Discussion sur la détention à l‘isolement Il est urgent d‘agir

Juin 2014
Le 26 juin, Amnesty International et l’Association pour la prévention de la torture (APT) ont organisé une table ronde intitulée „ Détention à l’isolement dans les quartiers de haute sécurité“. Conclusion : Il est urgent d’agir pour mettre la pratique de la détention à l’isolement en Suisse en conformité avec les normes légales. Une volonté de dialogue existe à ce propos.

Table ronde Table ronde, 26 Juin 2014, Berne © AI

Plus de 80 personnes, pour la plupart des spécialistes du domaine de la justice, du droit ou de l’application des peines, ont suivi la table ronde organisée le 26 juin à Berne sur le thème « Détention à l’isolement dans les quartiers de haute sécurité ». L’intérêt soulevé montre que le sujet est d’actualité et, tout au moins dans les cercles spécialisés, un sujet brûlant.

La Commission nationale pour la prévention de la torture (CNPT) a publié deux jours plus tôt son rapport annuel, dont le chapitre principal est justement consacré à ce thème. Le Centre suisse de compétence pour les droits humains (CSDH), a lui-même publié début juin une expertise exhaustive sur la question, mandatée par l’Office fédéral de la justice.

En Suisse, environ 35 personnes sont actuellement détenues à l’isolement dans des quartiers de haute sécurité, c’est-à-dire seuls, physiquement complètement isolés des autres détenus, dans une cellule dont ils ne sortent que pour une promenade quotidienne d’une heure. Environ un tiers de ces personnes subissent ce régime depuis plus d’un an et dans quelques cas depuis cinq à douze ans.
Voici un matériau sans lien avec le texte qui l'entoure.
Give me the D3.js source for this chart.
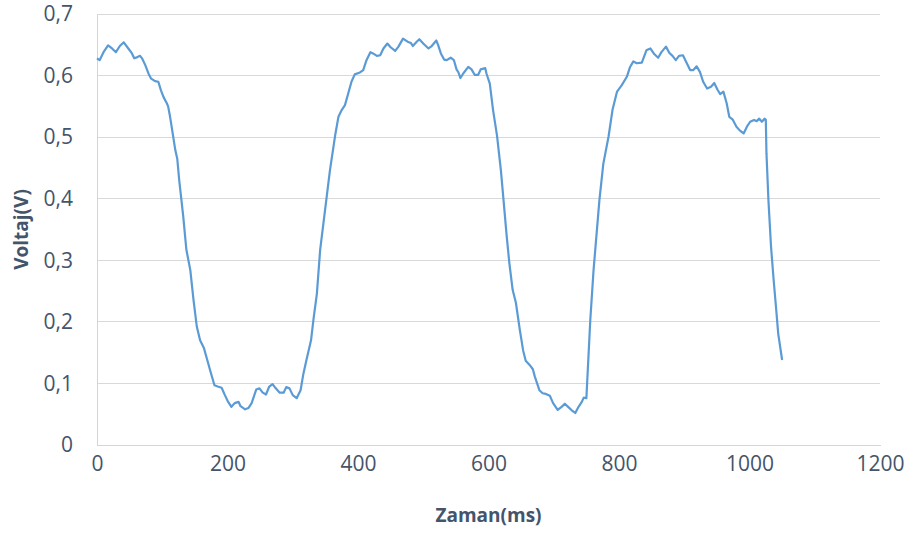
<!DOCTYPE html>
<html>
<head>
<meta charset="utf-8">
<script src="https://cdn.jsdelivr.net/npm/d3@7"></script>
<style>
  html, body { margin: 0; padding: 0; background: #fff; }
  svg { display: block; }
</style>
</head>
<body>
<svg id="chart" width="913" height="533"></svg>
<script>
// ---- data ----
const timeMs = [0,4,10,17,23,29,35,41,48,53,57,62,66,69,74,79,83,89,94,98,102,107,109,112,116,120,123,126,132,137,143,148,153,158,164,169,174,180,185,191,196,201,206,211,217,220,227,232,237,244,249,254,259,264,269,274,280,286,290,295,300,306,312,316,321,328,332,337,342,357,365,370,375,380,385,390,395,403,408,413,419,423,429,434,439,445,450,457,462,469,476,481,484,490,494,500,508,513,520,523,527,532,536,542,547,551,554,557,561,569,574,579,584,588,595,597,602,607,613,619,623,628,632,637,642,648,653,657,663,668,671,678,683,688,694,699,706,712,717,722,728,733,738,743,746,750,756,761,770,776,784,790,797,804,812,817,822,827,835,842,848,854,860,865,872,877,882,887,892,898,903,909,914,919,924,929,935,941,946,951,955,960,965,969,974,980,985,991,996,1001,1007,1011,1015,1019,1023,1025,1026,1029,1033,1037,1041,1044,1050];
const voltage = [0.628,0.625,0.638,0.649,0.644,0.638,0.648,0.654,0.644,0.637,0.628,0.630,0.632,0.628,0.617,0.603,0.595,0.591,0.590,0.576,0.565,0.555,0.550,0.533,0.506,0.479,0.465,0.430,0.373,0.317,0.284,0.235,0.192,0.170,0.157,0.138,0.119,0.097,0.095,0.093,0.081,0.070,0.062,0.068,0.070,0.063,0.058,0.060,0.068,0.090,0.092,0.085,0.082,0.095,0.099,0.092,0.085,0.085,0.094,0.092,0.081,0.076,0.089,0.114,0.138,0.170,0.206,0.246,0.317,0.446,0.503,0.533,0.544,0.552,0.571,0.590,0.602,0.605,0.609,0.625,0.638,0.636,0.632,0.633,0.644,0.652,0.646,0.640,0.647,0.660,0.655,0.653,0.648,0.655,0.659,0.652,0.644,0.648,0.657,0.649,0.636,0.626,0.625,0.629,0.625,0.610,0.605,0.596,0.603,0.614,0.610,0.601,0.601,0.610,0.612,0.603,0.587,0.544,0.503,0.446,0.398,0.338,0.295,0.252,0.231,0.187,0.154,0.137,0.130,0.123,0.111,0.089,0.084,0.083,0.080,0.068,0.057,0.062,0.067,0.062,0.056,0.052,0.062,0.070,0.077,0.076,0.203,0.284,0.398,0.457,0.501,0.544,0.574,0.584,0.598,0.614,0.623,0.620,0.621,0.641,0.644,0.635,0.629,0.638,0.647,0.637,0.632,0.625,0.632,0.633,0.622,0.609,0.609,0.615,0.606,0.590,0.579,0.582,0.588,0.577,0.570,0.574,0.555,0.533,0.529,0.517,0.511,0.506,0.517,0.525,0.528,0.526,0.530,0.525,0.530,0.528,0.474,0.398,0.322,0.268,0.219,0.181,0.138];
const xTicks = [0,200,400,600,800,1000,1200];
const yTicks = [0,0.1,0.2,0.3,0.4,0.5,0.6,0.7];
const xTitle = "Zaman(ms)";
const yTitle = "Voltaj(V)";

// ---- layout ----
const svg = d3.select("#chart");
const margin = {left: 97, right: 33, top: 14, bottom: 88};
const W = 913, H = 533;
const x = d3.scaleLinear().domain([0, 1200]).range([margin.left, W - margin.right]);
const y = d3.scaleLinear().domain([0, 0.7]).range([H - margin.bottom, margin.top]);

const fmt = v => d3.format(".1f")(v).replace(".", ",");
const textColor = "#44546A";
const font = "'Open Sans', 'Liberation Sans', sans-serif";

// gridlines
svg.append("g")
  .selectAll("line").data(yTicks.filter(d => d > 0)).join("line")
  .attr("x1", x(0)).attr("x2", x(1200))
  .attr("y1", d => y(d)).attr("y2", d => y(d))
  .attr("stroke", "#D9D9D9").attr("stroke-width", 1)
  .attr("shape-rendering", "crispEdges");

// y axis
const yAxis = d3.axisLeft(y).tickValues(yTicks).tickFormat(d => d === 0 ? "0" : fmt(d)).tickSize(0).tickPadding(24);
const gy = svg.append("g").attr("transform", `translate(${x(0)},0)`).call(yAxis);
gy.select(".domain").attr("stroke", "#D0D6DE").attr("shape-rendering", "crispEdges");
gy.selectAll("text").attr("fill", textColor).style("font-family", font).style("font-size", "21px");

// x axis
const xAxis = d3.axisBottom(x).tickValues(xTicks).tickFormat(d3.format("d")).tickSize(0).tickPadding(11);
const gx = svg.append("g").attr("transform", `translate(0,${y(0)})`).call(xAxis);
gx.select(".domain").attr("stroke", "#D0D6DE").attr("shape-rendering", "crispEdges");
gx.selectAll("text").attr("fill", textColor).style("font-family", font).style("font-size", "21px");

// line
const line = d3.line().x((d, i) => x(timeMs[i])).y(d => y(d));
svg.append("path")
  .datum(voltage)
  .attr("d", line)
  .attr("fill", "none")
  .attr("stroke", "#5B9BD5")
  .attr("stroke-width", 2.2)
  .attr("stroke-linejoin", "round");

// axis titles
svg.append("text")
  .attr("x", (x(0) + x(1200)) / 2).attr("y", 522)
  .attr("text-anchor", "middle")
  .attr("fill", textColor)
  .style("font-family", font).style("font-size", "19px").style("font-weight", "bold")
  .text(xTitle);

svg.append("text")
  .attr("transform", `translate(28,${(y(0) + y(0.7)) / 2}) rotate(-90)`)
  .attr("text-anchor", "middle")
  .attr("fill", textColor)
  .style("font-family", font).style("font-size", "19px").style("font-weight", "bold")
  .text(yTitle);
</script>
</body>
</html>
Normes légale pour la détention à l‘isolement

La table ronde organisée par Amnesty International et l’APT a fourni l’occasion de rappeler le cadre juridique applicable pour la détention à l’isolement et de discuter de diverses recommandations pour leur mise en pratique.

La question de la conformité de la détention à l’isolement avec les normes internationales a été traitée à plusieurs reprises ces derniers temps et les différentes institutions qui se sont penchées sur la question ne sont pas unanimes dans leurs conclusions. C’est ainsi que le rapporteur spécial des Nations Unies contre la torture considère une détention à l’isolement comme problématique dès lors qu’elle dépasse deux semaines alors que d’autres organismes sont moins stricts sur la question.

Il est incontesté cependant que la détention à l’isolement, lorsqu’elle est prolongée, induit systématiquement de lourdes atteintes aux droits fondamentaux des détenus concernés et que, par conséquent, la mesure doit être soumise au respect du droit international et à une surveillance stricte de manière à ce que soit respecté le principe de proportionnalité.

La situation en Suisse

La CNPT et le CSDH sont pour l’essentiel d’accord en ce qui concerne la problématique de la détention à l’isolement dans les quartiers de haute sécurité en Suisse. La CNPT formule les recommandations suivantes :

  • Les bases égales de la détention dans les quartiers de haute sécurité sont interprétées de manière très diverses selon les cantons. Une harmonisation par le biais de la Conférence des directeurs cantonaux de justice et police et/ou des concordats inter cantonaux est recommandée.
  • La mesure de détention à l’isolement en raison d’un risque de fuite ou de trouble du fonctionnement de l’établissement est particulièrement préoccupante dès lors qu’elle est dépourvue de base légale.
  • Des lacunes existent dans les garanties de procédure et dans la prise en compte des normes internationales. La CNPT demande notamment que la décision de placer une personne à l’isolement soit revue tous les trois mois par une instance indépendante.
  • On constate avec grande préoccupation que la majorité des détenus placés dans les quartiers de haute sécurité sont des personnes souffrant de troubles psychiques qui devraient être placés de préférence dans des établissements psychiatriques fermés où ils pourraient être traités.
  • La CNPT recommande enfin de développer la possibilité d’occupations pour les détenus placés à l’isolement et de faciliter autant que possible les contacts avec le monde extérieur (par exemple en autorisant des visites dans des locaux dépourvus de vitres de séparation).
Une discussion constructive est encore nécessaire

Le fait que la discussion menée par des experts et par des responsables politiques et administratifs – allant d’une Conseillère d’Etat, à une représentante d’ONG en passant par un Directeur de prison – ait été aussi constructive et ouverte montre bien qu’il existe un intérêt à l’échange et à une recherche de solutions constructives dans le domaine.

Le rapport de la CNPT offre une base sérieuse pour la poursuite nécessaire de la discussion. Il ne se contente pas de rappeler les principes juridiques à respecter mais propose également des mesures concrètes qui pourraient être mises en œuvre aussi bien au niveau politique que dans la pratique des établissements d’exécution de peines et de mesures.